Apalagi, Sukamta mengutip data Kementerian Perhubungan masih ada potensi ancaman dari 1,3 juta warga yang akan mudik. Mereka berpotensi menyebar ke beberapa daerah, Jawa Barat 13%, Jawa Tengah-DIY 41%, Jawa Timur 20%, Sumatera Selatan dan Lampung 8%.
"Jumlah 1,3 juta ini bisa menjadi ancaman munculnya daerah episentrum baru penyebaran COVID-19, apalagi masih banyak yang berpotensi akan mudik ke daerah-daerah yang sudah didatangi oleh 900 ribu orang yang curi start mudik tadi," tuturnya.

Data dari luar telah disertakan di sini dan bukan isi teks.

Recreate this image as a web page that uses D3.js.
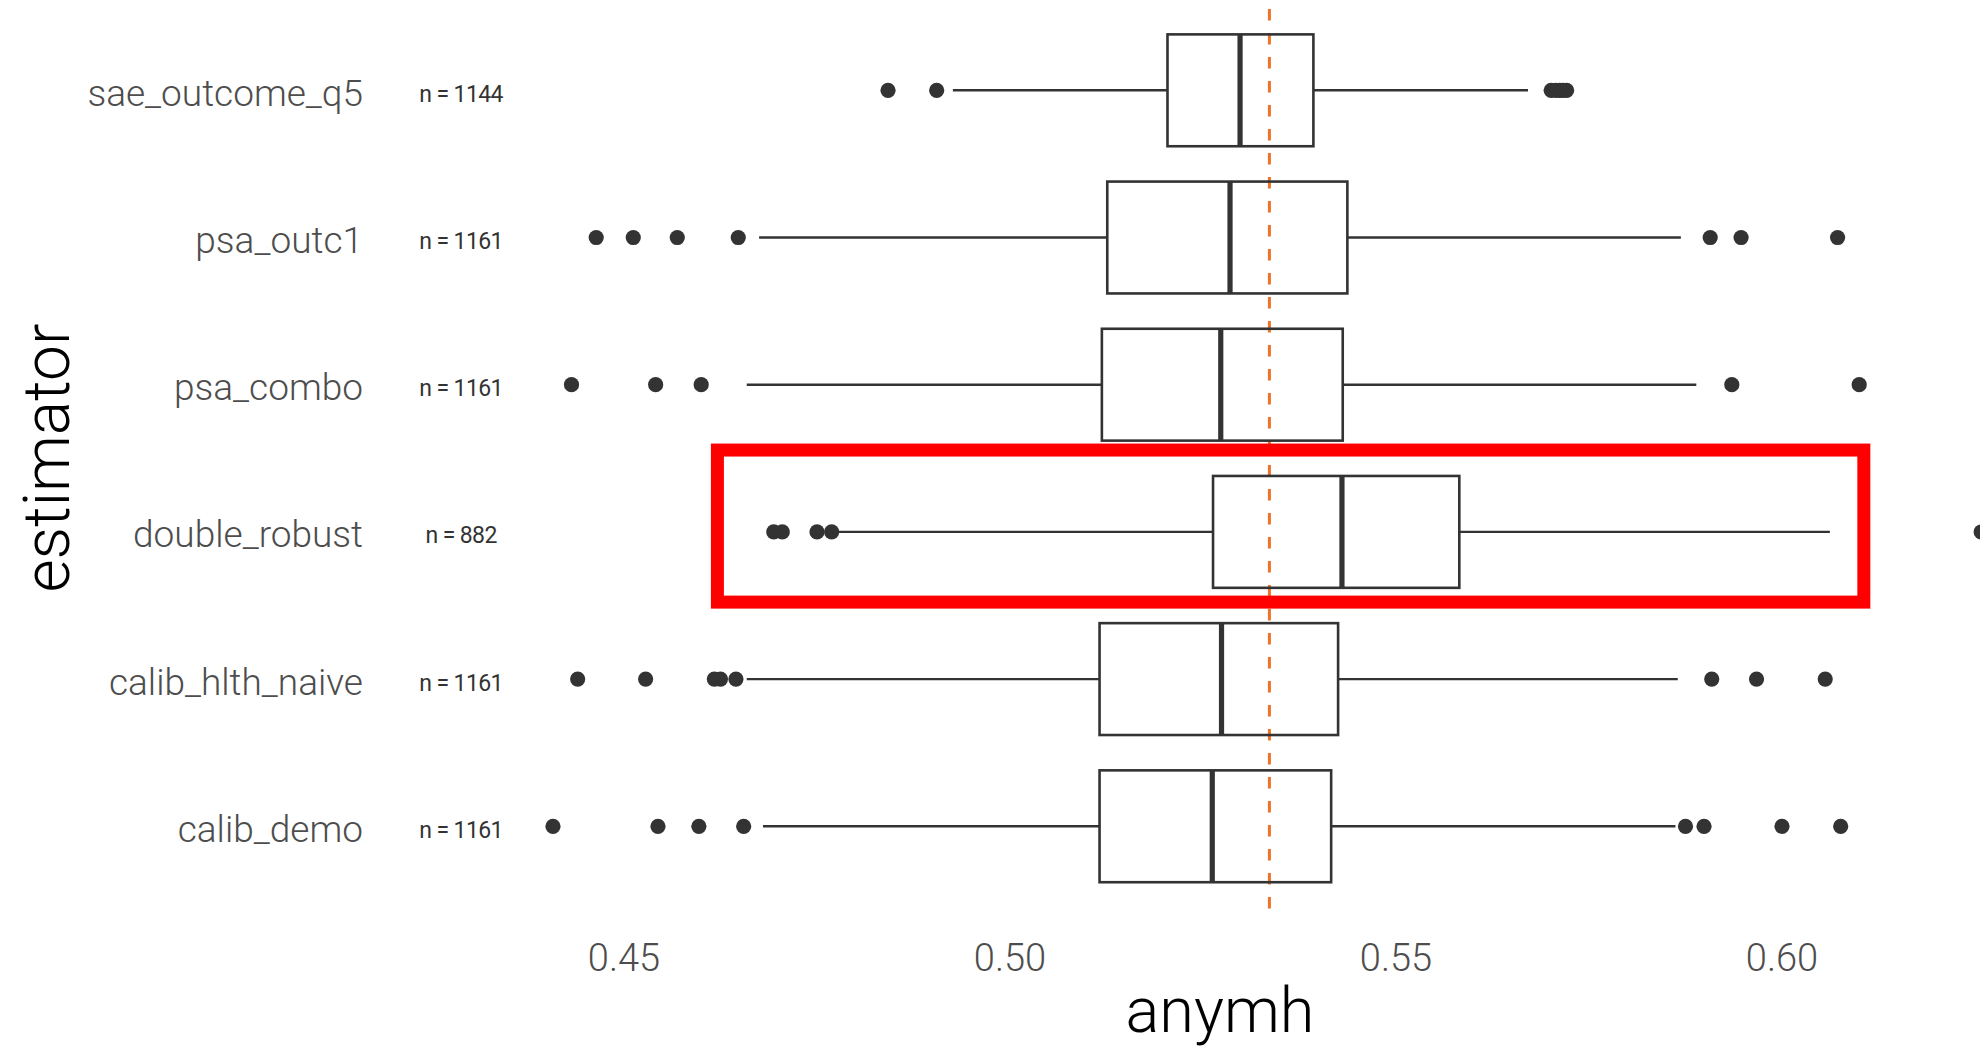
<!DOCTYPE html>
<html>
<head>
<meta charset="utf-8">
<script src="https://cdn.jsdelivr.net/npm/d3@7"></script>
<style>
  html, body { margin: 0; padding: 0; background: #ffffff; }
  svg { display: block; font-family: Roboto, "Open Sans", sans-serif; }
</style>
</head>
<body>
<svg id="chart" width="1980" height="1047"></svg>
<script>
// categories, top to bottom
var categories = ["sae_outcome_q5", "psa_outc1", "psa_combo", "double_robust", "calib_hlth_naive", "calib_demo"];
var counts = [1144, 1161, 1161, 882, 1161, 1161];

// box stats per estimator
var whiskerLow  = [0.4926, 0.4675, 0.4659, 0.4778, 0.4659, 0.4680];
var q1          = [0.5204, 0.5126, 0.5119, 0.5263, 0.5116, 0.5116];
var medians     = [0.5298, 0.5285, 0.5273, 0.5430, 0.5274, 0.5262];
var q3          = [0.5393, 0.5437, 0.5431, 0.5582, 0.5425, 0.5416];
var whiskerHigh = [0.5671, 0.5869, 0.5889, 0.6062, 0.5865, 0.5862];

var outliers = [
  [0.4842, 0.4905, 0.5701, 0.5707, 0.5712, 0.5716, 0.5721],
  [0.4464, 0.4512, 0.4569, 0.4648, 0.5907, 0.5947, 0.6072],
  [0.4432, 0.4541, 0.4600, 0.5935, 0.6100],
  [0.4694, 0.4705, 0.4750, 0.4769, 0.6258],
  [0.4440, 0.4528, 0.4617, 0.4625, 0.4645, 0.5909, 0.5967, 0.6056],
  [0.4408, 0.4544, 0.4597, 0.4655, 0.5875, 0.5899, 0.6000, 0.6076]
];

var refValue = 0.5336;
var xTicks = [0.45, 0.50, 0.55, 0.60];
var countLabelX = 0.4289;

// highlighted estimator (red frame)
var highlightCategory = "double_robust";
var highlightRange = [0.4621, 0.6106];

var svg = d3.select("#chart");
var ink = "#333333";

var x = d3.scaleLinear().domain([0.45, 0.60]).range([624, 1782]);
var y = d3.scalePoint().domain(categories).range([2, 914.6]).padding(0.6);
var step = y.step();
var boxH = step * 0.76;

// reference line
svg.append("line")
  .attr("x1", x(refValue)).attr("x2", x(refValue))
  .attr("y1", y.range()[0]).attr("y2", y.range()[1])
  .attr("stroke", "#ED7424")
  .attr("stroke-width", 3)
  .attr("stroke-dasharray", "11.5 12.5")
  .attr("stroke-dashoffset", 17);

var rows = categories.map(function (c, i) {
  return { cat: c, n: counts[i], lo: whiskerLow[i], q1: q1[i], med: medians[i], q3: q3[i], hi: whiskerHigh[i], out: outliers[i] };
});

var g = svg.selectAll(".box").data(rows).enter().append("g").attr("class", "box");

// whiskers
g.append("line")
  .attr("x1", function (d) { return x(d.lo); })
  .attr("x2", function (d) { return x(d.q1); })
  .attr("y1", function (d) { return y(d.cat); })
  .attr("y2", function (d) { return y(d.cat); })
  .attr("stroke", ink).attr("stroke-width", 2.4);
g.append("line")
  .attr("x1", function (d) { return x(d.q3); })
  .attr("x2", function (d) { return x(d.hi); })
  .attr("y1", function (d) { return y(d.cat); })
  .attr("y2", function (d) { return y(d.cat); })
  .attr("stroke", ink).attr("stroke-width", 2.4);

// boxes
g.append("rect")
  .attr("x", function (d) { return x(d.q1); })
  .attr("width", function (d) { return x(d.q3) - x(d.q1); })
  .attr("y", function (d) { return y(d.cat) - boxH / 2; })
  .attr("height", boxH)
  .attr("fill", "none")
  .attr("stroke", ink).attr("stroke-width", 2.6);

// medians
g.append("line")
  .attr("x1", function (d) { return x(d.med); })
  .attr("x2", function (d) { return x(d.med); })
  .attr("y1", function (d) { return y(d.cat) - boxH / 2; })
  .attr("y2", function (d) { return y(d.cat) + boxH / 2; })
  .attr("stroke", ink).attr("stroke-width", 5.2);

// outliers
g.selectAll("circle")
  .data(function (d) { return d.out.map(function (v) { return { cat: d.cat, v: v }; }); })
  .enter().append("circle")
  .attr("cx", function (d) { return x(d.v); })
  .attr("cy", function (d) { return y(d.cat); })
  .attr("r", 7.6)
  .attr("fill", ink);

// n labels
svg.selectAll(".nlab").data(rows).enter().append("text")
  .attr("class", "nlab")
  .attr("x", x(countLabelX))
  .attr("y", function (d) { return y(d.cat); })
  .attr("dy", "0.5em")
  .attr("text-anchor", "middle")
  .attr("font-size", 23)
  .attr("letter-spacing", -0.6)
  .attr("fill", ink)
  .text(function (d) { return "n = " + d.n; });

// highlight frame
svg.append("rect")
  .attr("x", x(highlightRange[0]))
  .attr("width", x(highlightRange[1]) - x(highlightRange[0]))
  .attr("y", y(highlightCategory) - step * 0.556)
  .attr("height", step * (0.556 + 0.477))
  .attr("fill", "none")
  .attr("stroke", "#FF0000")
  .attr("stroke-width", 13);

// y axis labels
svg.selectAll(".ylab").data(categories).enter().append("text")
  .attr("class", "ylab")
  .attr("x", 363)
  .attr("y", function (d) { return y(d); })
  .attr("dy", "0.42em")
  .attr("text-anchor", "end")
  .attr("font-size", 37)
  .attr("font-weight", 300)
  .attr("fill", "#4D4D4D")
  .text(function (d) { return d; });

// x tick labels
svg.selectAll(".xtick").data(xTicks).enter().append("text")
  .attr("class", "xtick")
  .attr("x", function (d) { return x(d); })
  .attr("y", 971)
  .attr("text-anchor", "middle")
  .attr("font-size", 38)
  .attr("font-weight", 300)
  .attr("fill", "#4D4D4D")
  .text(function (d) { return d3.format(".2f")(d); });

// axis titles
svg.append("text")
  .attr("x", 1220).attr("y", 1032)
  .attr("text-anchor", "middle")
  .attr("font-size", 63)
  .attr("font-weight", 300)
  .attr("fill", "#000000")
  .text("anymh");

svg.append("text")
  .attr("transform", "translate(69,458) rotate(-90)")
  .attr("text-anchor", "middle")
  .attr("font-size", 64)
  .attr("font-weight", 300)
  .attr("fill", "#000000")
  .text("estimator");
</script>
</body>
</html>
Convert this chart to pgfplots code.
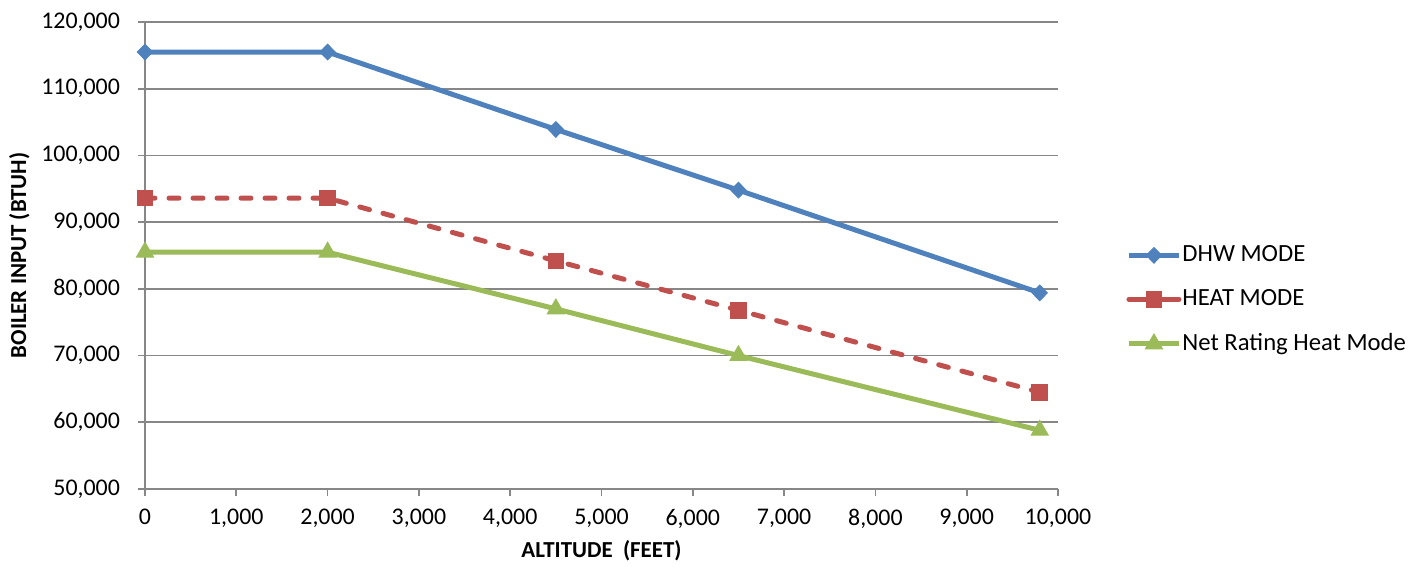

Dia menjelaskan bahwa orang dari Jakarta datang ke kampung halaman bisa menjadi media penular atau tertular, itu akan memuncak jumlahnya, kemudian ditambah arus balik yang kemungkinan berpotensi menjadi kasus penularan baru. "Jangan lupa juga, kedatangan mahasiswa ke kota-kota besar dengan jumlah kampus banyak seperti DIY, Bandung, Surabaya, Malang, Medan dan Jakarta untuk masuk kuliah tahun ajaran baru sebelum pandemi ini selesai, juga berpotensi menjadi gelombang penyebaran berikutnya," katanya.
Sehingga, dia meminta potensi penyebaran dan penularan dari 1,3 juta calon pemudik tadi harus segera dicegah. "Saya berharap pemerintah pusat punya ketegasan, decisive terhadap larangan mudik ini, sampai pandemi selesai. Masalah ikutan bagi yang tidak bisa pulang kampung, atau bagi kalangan dunia usaha moda transportasi umum yang terdampak kebijakan, tolong dikoordinasikan antara pemerintah pusat dengan daerah," terangnya.
Di samping itu, menurut dia, larangan mudik itu perlu diikuti dengan kebijakan pengaturan lalu lintas kendaraan umum. "Selama semua mode kendaraan umum masih jalan, maka larangan mudik tidak akan berlaku efektif," pungkasnya.